Argentine stocks dropped on Friday under the influence of Wall Street, where unemployment and record-high oil prices battered markets, and local bond prices were damaged by political uncertainty. The benchmark MerVal stocks index lost 0.45 percent to 2,179.72 points.
On the broad market, volume was moderate at $25 million. Of active issues 17 advanced, 55 declined and 13 were unchanged. Group Financiero Galicia, which owns the country's largest bank, slumped 4.49 percent to 1.7 pesos per share, largely due to falling prices for Argentine bonds.
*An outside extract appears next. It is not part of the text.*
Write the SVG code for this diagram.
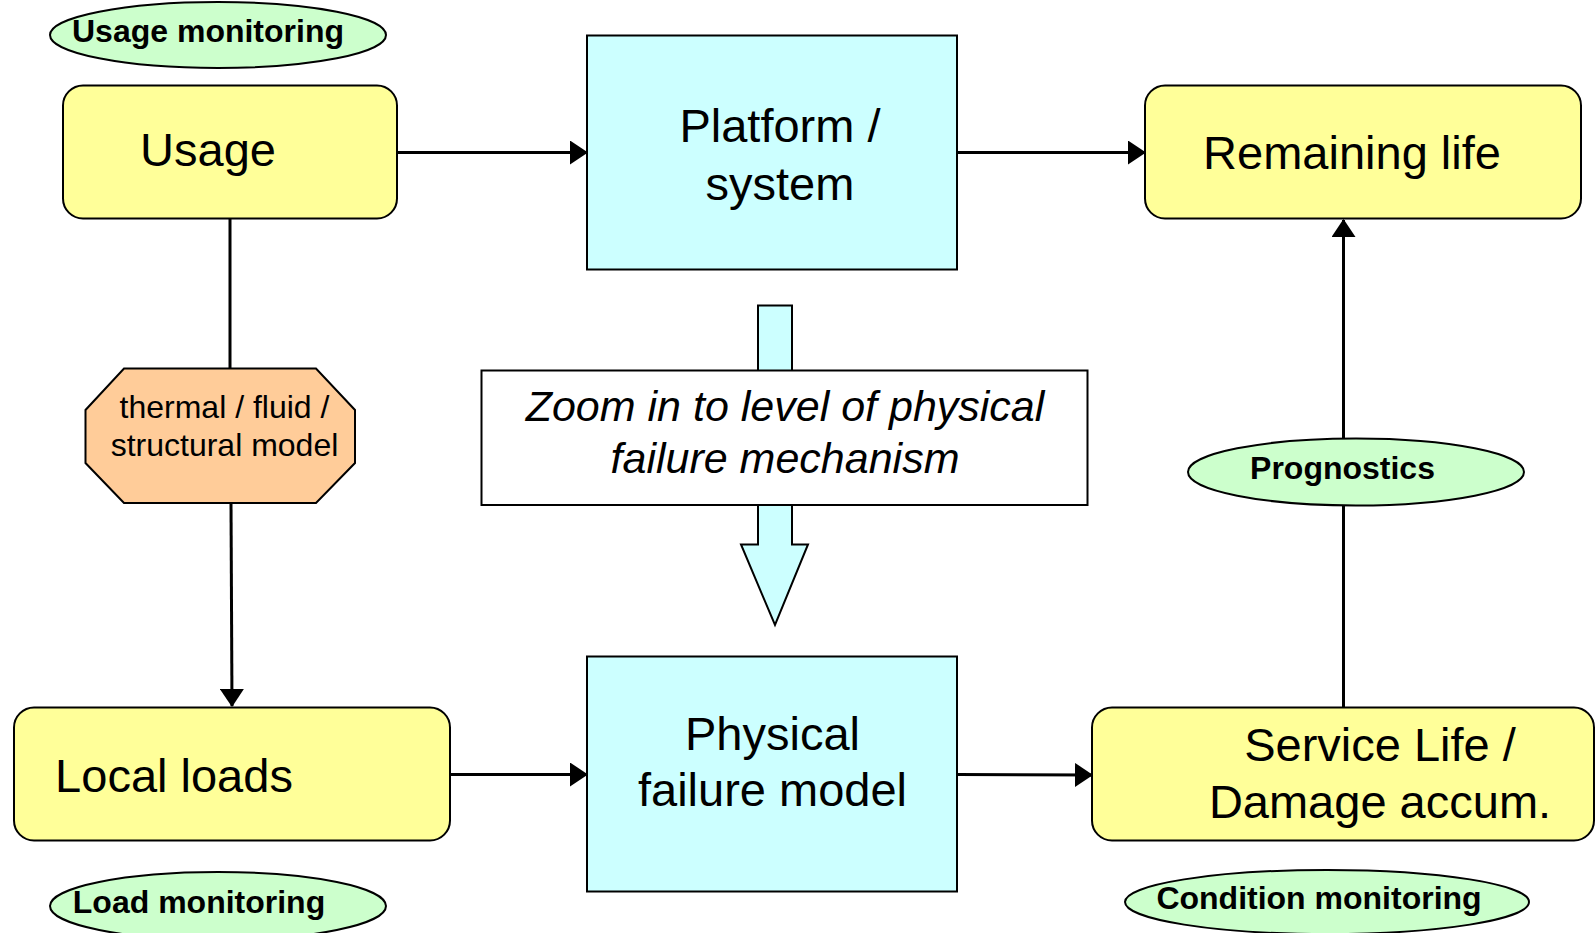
<svg xmlns="http://www.w3.org/2000/svg" width="1596" height="933" viewBox="0 0 1596 933">
<style>
  .box { stroke: #000; stroke-width: 2; }
  .yel { fill: #FFFF99; }
  .cyan { fill: #CCFFFF; }
  .grn { fill: #CCFFCC; }
  .peach { fill: #FFCC99; }
  .big { font-family: "Liberation Sans", Arial, sans-serif; font-size: 47px; fill: #000; }
  .mid { font-family: "Liberation Sans", Arial, sans-serif; font-size: 32px; fill: #000; }
  .bold { font-family: "Liberation Sans", Arial, sans-serif; font-size: 32px; font-weight: bold; fill: #000; }
  .ital { font-family: "Liberation Sans", Arial, sans-serif; font-size: 43px; font-style: italic; fill: #000; }
  .conn { stroke: #000; stroke-width: 3; fill: none; }
</style>
<defs>
  <marker id="ah" markerUnits="userSpaceOnUse" markerWidth="18" markerHeight="24" refX="17" refY="12" orient="auto">
    <path d="M0,0 L18,12 L0,24 z" fill="#000"/>
  </marker>
</defs>
<rect width="1596" height="933" fill="#fff"/>

<g id="connectors">
  <line class="conn" x1="398" y1="152.5" x2="587" y2="152.5" marker-end="url(#ah)"/>
  <line class="conn" x1="958" y1="152.5" x2="1145" y2="152.5" marker-end="url(#ah)"/>
  <line class="conn" x1="230" y1="219" x2="230" y2="369"/>
  <line class="conn" x1="231" y1="503" x2="232" y2="706" marker-end="url(#ah)"/>
  <line class="conn" x1="451" y1="774.5" x2="587" y2="774.5" marker-end="url(#ah)"/>
  <line class="conn" x1="958" y1="774.5" x2="1092" y2="775" marker-end="url(#ah)"/>
  <line class="conn" x1="1343.5" y1="707" x2="1343.5" y2="506"/>
  <line class="conn" x1="1343.5" y1="438" x2="1343.5" y2="220" marker-end="url(#ah)"/>
</g>

<g id="usage-monitoring">
  <ellipse class="box grn" cx="218" cy="35" rx="168" ry="33"/>
  <text class="bold" x="208" y="42" text-anchor="middle">Usage monitoring</text>
</g>

<g id="usage">
  <rect class="box yel" x="63" y="85.5" width="334" height="133" rx="20"/>
  <text class="big" x="208" y="166" text-anchor="middle">Usage</text>
</g>

<g id="platform">
  <rect class="box cyan" x="587" y="35.5" width="370" height="234"/>
  <text class="big" x="780" y="142" text-anchor="middle">Platform /</text>
  <text class="big" x="780" y="200" text-anchor="middle">system</text>
</g>

<g id="remaining-life">
  <rect class="box yel" x="1145" y="85.5" width="436" height="133" rx="20"/>
  <text class="big" x="1352" y="169" text-anchor="middle">Remaining life</text>
</g>

<g id="model">
  <polygon class="box peach" points="124,368.5 316,368.5 355,410 355,463 316,503 124,503 85.5,463 85.5,410"/>
  <text class="mid" x="224.5" y="418" text-anchor="middle">thermal / fluid /</text>
  <text class="mid" x="224.5" y="456" text-anchor="middle">structural model</text>
</g>

<g id="zoom-arrow">
  <polygon class="box cyan" points="758,305.5 792,305.5 792,544.5 808,544.5 775,625 741,544.5 758,544.5"/>
</g>

<g id="zoom-box">
  <rect class="box" fill="#fff" x="481.5" y="370.5" width="606" height="134.5"/>
  <text class="ital" x="785" y="421" text-anchor="middle">Zoom in to level of physical</text>
  <text class="ital" x="785" y="473" text-anchor="middle">failure mechanism</text>
</g>

<g id="prognostics">
  <ellipse class="box grn" cx="1356" cy="472" rx="168" ry="33.5"/>
  <text class="bold" x="1342.5" y="479" text-anchor="middle">Prognostics</text>
</g>

<g id="local-loads">
  <rect class="box yel" x="14" y="707.5" width="436" height="133" rx="20"/>
  <text class="big" x="174" y="792" text-anchor="middle">Local loads</text>
</g>

<g id="physical">
  <rect class="box cyan" x="587" y="656.5" width="370" height="235"/>
  <text class="big" x="772.5" y="750" text-anchor="middle">Physical</text>
  <text class="big" x="772.5" y="806" text-anchor="middle">failure model</text>
</g>

<g id="service-life">
  <rect class="box yel" x="1092" y="707.5" width="502" height="133" rx="20"/>
  <text class="big" x="1380" y="761" text-anchor="middle">Service Life /</text>
  <text class="big" x="1380" y="818" text-anchor="middle">Damage accum.</text>
</g>

<g id="load-monitoring">
  <ellipse class="box grn" cx="218" cy="906" rx="168" ry="34"/>
  <text class="bold" x="199" y="913" text-anchor="middle">Load monitoring</text>
</g>

<g id="condition-monitoring">
  <ellipse class="box grn" cx="1327" cy="902" rx="202" ry="32"/>
  <text class="bold" x="1319" y="909" text-anchor="middle">Condition monitoring</text>
</g>
</svg>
Local banks are required to hold large government debt positions.
"The session was affected by the brutal landslide of the Dow Jones, but the MerVal didn't show the whole story at the close thanks to oil companies that cushioned losses," said Leopoldo Olivari, trader with Bacque brokerage.
Petrobras Energia Participaciones, the Argentine arm of Brazilian state energy firm Petrobras, jumped 3.59 percent to 4.33 pesos per share as oil zoomed nearly 9 percent higher to a record $139 a barrel. Government debt traded locally shed an average 0.8 percent, led by a 2.4 percent fall in the peso-denominated Discount bond. "The bond market is still being hit by political uncertainty created around the long farm conflict," said one trader.